WHAT TO WORK ON: Everything from the first line of the data below through the line that contains "import pandas as pd" should be written out exactly, please, and nothing more; the pictures stay out.

COLLECTED DATA:
········

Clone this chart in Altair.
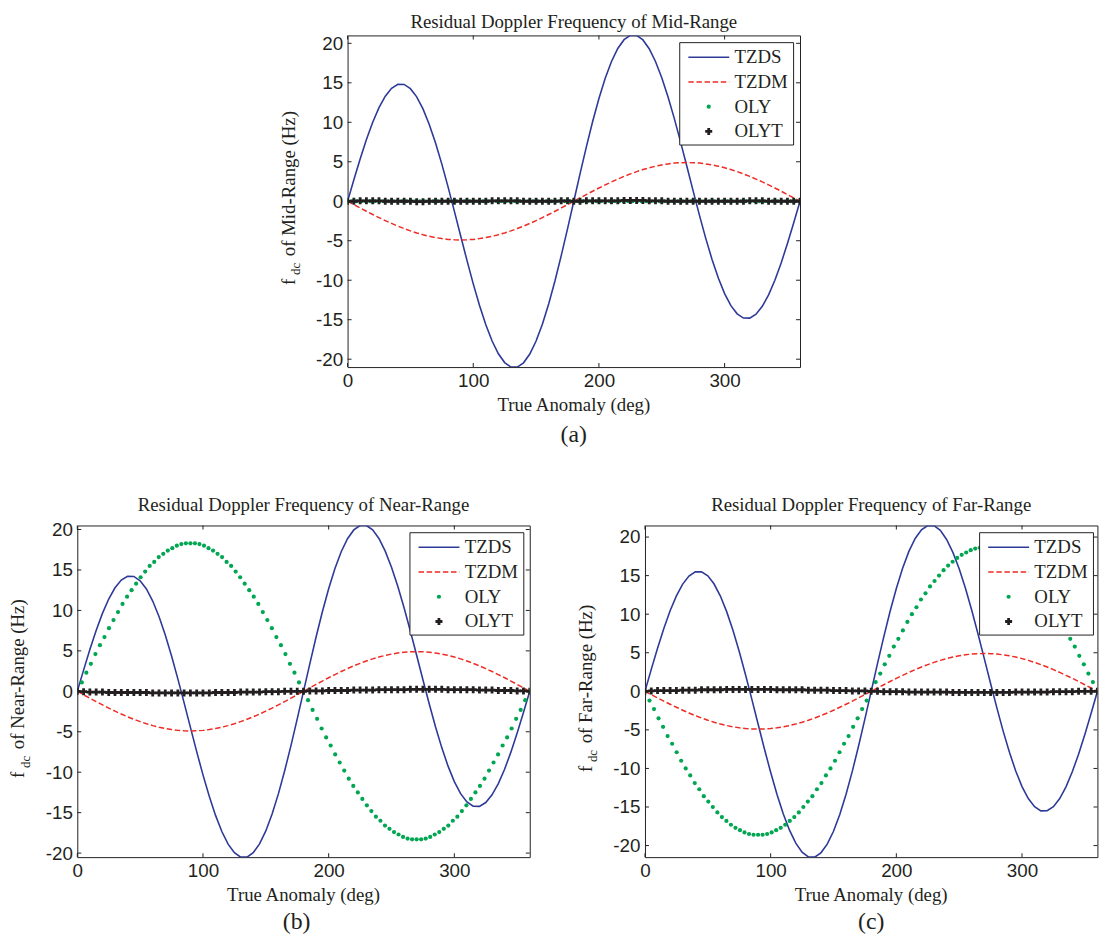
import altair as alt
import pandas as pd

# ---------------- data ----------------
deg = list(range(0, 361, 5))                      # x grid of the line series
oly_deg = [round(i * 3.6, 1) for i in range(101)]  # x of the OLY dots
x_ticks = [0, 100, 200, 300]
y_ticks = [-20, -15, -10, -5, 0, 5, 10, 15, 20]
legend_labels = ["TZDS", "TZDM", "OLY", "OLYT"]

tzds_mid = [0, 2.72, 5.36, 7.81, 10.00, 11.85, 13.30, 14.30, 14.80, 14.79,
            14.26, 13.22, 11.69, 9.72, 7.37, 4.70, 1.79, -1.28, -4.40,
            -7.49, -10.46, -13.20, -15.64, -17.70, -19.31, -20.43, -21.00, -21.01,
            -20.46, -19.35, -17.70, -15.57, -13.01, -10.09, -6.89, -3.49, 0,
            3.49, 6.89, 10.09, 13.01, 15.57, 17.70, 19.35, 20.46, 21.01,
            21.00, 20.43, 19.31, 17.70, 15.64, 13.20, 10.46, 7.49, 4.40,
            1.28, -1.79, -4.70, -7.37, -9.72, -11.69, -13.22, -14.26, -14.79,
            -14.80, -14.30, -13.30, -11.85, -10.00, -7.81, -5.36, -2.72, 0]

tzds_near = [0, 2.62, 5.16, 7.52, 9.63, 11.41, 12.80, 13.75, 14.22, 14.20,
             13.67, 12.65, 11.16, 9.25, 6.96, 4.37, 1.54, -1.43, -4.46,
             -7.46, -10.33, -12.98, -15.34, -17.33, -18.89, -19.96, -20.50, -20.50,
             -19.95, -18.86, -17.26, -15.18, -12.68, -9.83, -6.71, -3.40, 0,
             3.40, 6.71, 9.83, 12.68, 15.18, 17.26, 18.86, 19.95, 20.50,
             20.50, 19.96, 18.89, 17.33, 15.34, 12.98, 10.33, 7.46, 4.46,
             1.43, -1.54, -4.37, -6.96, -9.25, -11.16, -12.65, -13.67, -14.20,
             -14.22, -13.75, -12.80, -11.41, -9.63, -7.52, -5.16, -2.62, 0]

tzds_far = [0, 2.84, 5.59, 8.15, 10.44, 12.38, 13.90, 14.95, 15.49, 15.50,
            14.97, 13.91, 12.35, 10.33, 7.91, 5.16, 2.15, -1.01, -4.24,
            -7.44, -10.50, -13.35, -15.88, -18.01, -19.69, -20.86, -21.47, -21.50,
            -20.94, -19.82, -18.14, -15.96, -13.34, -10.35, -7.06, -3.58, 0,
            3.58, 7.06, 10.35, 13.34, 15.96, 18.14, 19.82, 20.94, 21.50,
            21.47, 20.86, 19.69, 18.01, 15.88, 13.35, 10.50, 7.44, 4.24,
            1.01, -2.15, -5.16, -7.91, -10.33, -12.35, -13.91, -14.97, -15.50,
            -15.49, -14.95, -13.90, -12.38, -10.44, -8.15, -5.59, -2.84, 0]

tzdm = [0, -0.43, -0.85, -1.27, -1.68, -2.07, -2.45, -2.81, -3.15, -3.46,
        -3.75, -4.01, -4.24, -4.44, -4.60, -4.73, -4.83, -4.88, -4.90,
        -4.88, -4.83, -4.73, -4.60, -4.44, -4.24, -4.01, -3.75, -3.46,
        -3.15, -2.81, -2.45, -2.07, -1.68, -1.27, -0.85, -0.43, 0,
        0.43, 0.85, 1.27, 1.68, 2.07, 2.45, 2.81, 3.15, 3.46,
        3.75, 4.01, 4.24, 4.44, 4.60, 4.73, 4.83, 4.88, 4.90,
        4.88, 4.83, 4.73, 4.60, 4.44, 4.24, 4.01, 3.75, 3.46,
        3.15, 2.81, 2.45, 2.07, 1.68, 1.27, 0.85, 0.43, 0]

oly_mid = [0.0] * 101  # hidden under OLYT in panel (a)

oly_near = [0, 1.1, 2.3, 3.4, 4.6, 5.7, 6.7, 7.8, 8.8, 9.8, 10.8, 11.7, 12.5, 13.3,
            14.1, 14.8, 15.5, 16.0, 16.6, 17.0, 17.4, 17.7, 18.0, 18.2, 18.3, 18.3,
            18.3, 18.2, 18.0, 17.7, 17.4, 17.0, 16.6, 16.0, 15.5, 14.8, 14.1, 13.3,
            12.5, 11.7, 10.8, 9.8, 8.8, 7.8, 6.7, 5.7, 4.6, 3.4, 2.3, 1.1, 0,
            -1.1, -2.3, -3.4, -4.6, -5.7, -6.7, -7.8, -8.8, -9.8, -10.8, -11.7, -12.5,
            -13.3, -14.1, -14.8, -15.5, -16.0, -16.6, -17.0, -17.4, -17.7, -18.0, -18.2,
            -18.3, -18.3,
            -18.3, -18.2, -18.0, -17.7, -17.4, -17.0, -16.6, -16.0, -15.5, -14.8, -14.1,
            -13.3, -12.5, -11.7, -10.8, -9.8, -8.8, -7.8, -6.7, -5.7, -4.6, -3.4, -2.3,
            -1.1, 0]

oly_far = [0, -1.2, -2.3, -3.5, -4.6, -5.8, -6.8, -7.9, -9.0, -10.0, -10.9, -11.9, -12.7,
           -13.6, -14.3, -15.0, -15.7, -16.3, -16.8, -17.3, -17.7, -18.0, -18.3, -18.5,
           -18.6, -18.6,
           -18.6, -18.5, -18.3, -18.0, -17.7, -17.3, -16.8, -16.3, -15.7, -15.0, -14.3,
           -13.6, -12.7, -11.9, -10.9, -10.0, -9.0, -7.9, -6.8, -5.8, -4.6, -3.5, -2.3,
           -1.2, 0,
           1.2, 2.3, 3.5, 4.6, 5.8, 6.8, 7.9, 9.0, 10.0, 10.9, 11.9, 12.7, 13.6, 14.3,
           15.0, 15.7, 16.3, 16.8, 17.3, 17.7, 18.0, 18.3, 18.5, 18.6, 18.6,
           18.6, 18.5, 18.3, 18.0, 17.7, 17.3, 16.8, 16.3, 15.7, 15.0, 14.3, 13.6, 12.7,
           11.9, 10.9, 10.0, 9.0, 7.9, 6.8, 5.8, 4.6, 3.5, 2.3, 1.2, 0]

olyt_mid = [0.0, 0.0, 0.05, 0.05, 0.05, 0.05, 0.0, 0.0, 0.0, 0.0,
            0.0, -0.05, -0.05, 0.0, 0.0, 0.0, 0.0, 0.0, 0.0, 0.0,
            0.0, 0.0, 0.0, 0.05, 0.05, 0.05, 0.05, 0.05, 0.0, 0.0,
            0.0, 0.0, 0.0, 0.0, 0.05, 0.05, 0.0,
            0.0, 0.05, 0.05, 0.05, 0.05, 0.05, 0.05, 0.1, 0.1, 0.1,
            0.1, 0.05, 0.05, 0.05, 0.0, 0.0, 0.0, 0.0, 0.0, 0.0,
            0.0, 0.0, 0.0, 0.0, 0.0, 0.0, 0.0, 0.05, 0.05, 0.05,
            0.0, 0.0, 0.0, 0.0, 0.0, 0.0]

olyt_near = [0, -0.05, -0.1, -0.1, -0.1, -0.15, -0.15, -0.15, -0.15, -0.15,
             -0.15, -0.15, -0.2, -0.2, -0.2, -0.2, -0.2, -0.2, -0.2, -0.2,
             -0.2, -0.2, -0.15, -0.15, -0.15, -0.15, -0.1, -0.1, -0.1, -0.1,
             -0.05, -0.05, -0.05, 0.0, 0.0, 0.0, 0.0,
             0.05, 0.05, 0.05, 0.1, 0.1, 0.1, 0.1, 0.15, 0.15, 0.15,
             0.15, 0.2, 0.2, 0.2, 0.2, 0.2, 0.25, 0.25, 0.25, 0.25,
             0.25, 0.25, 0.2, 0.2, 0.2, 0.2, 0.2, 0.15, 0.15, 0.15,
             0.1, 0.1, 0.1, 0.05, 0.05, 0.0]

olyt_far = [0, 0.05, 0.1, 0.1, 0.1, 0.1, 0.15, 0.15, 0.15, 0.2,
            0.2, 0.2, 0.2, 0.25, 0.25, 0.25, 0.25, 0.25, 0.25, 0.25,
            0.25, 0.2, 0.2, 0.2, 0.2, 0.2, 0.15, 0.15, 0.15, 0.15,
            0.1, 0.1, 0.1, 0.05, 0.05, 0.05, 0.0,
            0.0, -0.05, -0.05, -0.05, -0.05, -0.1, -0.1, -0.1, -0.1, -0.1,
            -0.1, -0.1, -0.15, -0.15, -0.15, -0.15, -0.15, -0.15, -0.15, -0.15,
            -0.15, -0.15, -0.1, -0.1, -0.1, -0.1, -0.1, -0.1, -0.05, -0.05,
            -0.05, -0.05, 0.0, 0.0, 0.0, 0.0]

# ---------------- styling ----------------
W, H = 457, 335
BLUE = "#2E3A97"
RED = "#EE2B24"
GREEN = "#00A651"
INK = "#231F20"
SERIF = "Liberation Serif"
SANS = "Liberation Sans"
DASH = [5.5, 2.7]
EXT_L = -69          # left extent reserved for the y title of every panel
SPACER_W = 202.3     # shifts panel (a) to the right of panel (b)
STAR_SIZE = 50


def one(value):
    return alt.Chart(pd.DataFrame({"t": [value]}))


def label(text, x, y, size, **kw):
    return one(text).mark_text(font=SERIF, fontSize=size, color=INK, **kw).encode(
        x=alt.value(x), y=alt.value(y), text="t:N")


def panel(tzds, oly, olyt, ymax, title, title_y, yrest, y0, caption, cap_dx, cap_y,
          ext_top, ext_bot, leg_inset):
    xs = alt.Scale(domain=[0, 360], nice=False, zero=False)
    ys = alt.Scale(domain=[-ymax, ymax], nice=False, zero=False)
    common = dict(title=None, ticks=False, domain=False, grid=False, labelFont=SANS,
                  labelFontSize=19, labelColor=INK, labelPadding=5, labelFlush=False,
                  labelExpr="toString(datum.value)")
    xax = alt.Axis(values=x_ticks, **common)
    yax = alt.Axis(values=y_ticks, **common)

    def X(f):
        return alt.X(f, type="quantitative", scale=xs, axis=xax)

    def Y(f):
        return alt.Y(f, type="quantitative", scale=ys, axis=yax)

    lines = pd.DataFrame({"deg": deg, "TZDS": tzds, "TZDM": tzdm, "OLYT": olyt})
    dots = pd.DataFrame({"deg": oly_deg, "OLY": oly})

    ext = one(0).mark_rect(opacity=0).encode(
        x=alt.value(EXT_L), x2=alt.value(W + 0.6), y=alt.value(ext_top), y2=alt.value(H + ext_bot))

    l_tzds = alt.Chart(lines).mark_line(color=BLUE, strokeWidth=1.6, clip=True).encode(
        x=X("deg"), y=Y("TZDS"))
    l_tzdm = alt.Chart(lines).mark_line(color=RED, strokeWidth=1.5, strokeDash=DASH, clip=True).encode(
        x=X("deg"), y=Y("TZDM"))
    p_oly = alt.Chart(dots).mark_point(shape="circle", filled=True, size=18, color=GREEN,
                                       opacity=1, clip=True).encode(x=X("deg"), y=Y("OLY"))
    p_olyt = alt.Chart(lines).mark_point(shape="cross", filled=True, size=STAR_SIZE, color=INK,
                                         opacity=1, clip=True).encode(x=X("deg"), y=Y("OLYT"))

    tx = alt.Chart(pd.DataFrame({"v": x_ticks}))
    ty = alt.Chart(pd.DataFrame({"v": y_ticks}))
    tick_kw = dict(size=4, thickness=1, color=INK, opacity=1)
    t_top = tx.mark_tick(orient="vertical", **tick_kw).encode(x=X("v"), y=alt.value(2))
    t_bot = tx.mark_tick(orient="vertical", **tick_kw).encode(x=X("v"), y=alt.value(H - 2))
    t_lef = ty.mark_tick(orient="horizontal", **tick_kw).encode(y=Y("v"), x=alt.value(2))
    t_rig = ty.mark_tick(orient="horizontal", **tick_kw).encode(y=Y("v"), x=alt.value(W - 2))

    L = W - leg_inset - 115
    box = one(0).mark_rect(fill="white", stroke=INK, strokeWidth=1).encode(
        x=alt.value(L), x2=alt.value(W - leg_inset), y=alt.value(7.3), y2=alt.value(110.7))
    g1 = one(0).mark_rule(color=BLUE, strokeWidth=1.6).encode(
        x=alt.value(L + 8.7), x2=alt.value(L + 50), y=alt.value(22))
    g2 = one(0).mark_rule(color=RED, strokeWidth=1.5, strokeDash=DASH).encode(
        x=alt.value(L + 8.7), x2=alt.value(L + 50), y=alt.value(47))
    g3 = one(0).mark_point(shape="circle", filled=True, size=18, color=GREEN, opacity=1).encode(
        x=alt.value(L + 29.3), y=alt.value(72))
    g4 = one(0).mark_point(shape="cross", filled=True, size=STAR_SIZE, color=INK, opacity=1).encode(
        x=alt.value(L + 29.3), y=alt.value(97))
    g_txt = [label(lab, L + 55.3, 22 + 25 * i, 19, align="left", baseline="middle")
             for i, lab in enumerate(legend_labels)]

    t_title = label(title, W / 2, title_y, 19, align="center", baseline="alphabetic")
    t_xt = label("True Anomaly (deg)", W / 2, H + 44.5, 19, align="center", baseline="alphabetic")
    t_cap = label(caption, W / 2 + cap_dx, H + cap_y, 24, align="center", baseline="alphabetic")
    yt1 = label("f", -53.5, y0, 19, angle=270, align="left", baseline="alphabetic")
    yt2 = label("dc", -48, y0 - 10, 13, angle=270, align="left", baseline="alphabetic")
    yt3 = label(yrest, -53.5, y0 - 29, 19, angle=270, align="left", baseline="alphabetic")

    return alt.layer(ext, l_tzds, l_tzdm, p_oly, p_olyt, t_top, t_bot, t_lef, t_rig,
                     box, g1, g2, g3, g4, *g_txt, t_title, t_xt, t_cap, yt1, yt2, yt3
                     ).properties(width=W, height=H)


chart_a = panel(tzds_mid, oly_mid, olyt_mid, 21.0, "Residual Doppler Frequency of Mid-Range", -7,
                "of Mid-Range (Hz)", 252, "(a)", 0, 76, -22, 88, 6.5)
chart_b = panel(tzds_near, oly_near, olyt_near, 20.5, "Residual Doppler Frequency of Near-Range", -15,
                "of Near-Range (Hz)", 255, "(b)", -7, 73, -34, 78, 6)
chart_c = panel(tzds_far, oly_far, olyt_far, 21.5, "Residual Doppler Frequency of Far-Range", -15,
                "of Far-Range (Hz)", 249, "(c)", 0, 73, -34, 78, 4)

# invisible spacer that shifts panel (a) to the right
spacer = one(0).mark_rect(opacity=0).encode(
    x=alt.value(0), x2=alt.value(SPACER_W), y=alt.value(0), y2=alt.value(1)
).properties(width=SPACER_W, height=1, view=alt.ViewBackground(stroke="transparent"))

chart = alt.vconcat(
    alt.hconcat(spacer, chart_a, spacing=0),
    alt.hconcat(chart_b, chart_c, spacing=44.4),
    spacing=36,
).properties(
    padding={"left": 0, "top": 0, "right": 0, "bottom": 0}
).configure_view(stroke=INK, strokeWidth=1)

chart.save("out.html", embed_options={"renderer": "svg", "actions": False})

········

EXERCISE OUTPUT:
Clone this chart in Altair.
import altair as alt
import pandas as pd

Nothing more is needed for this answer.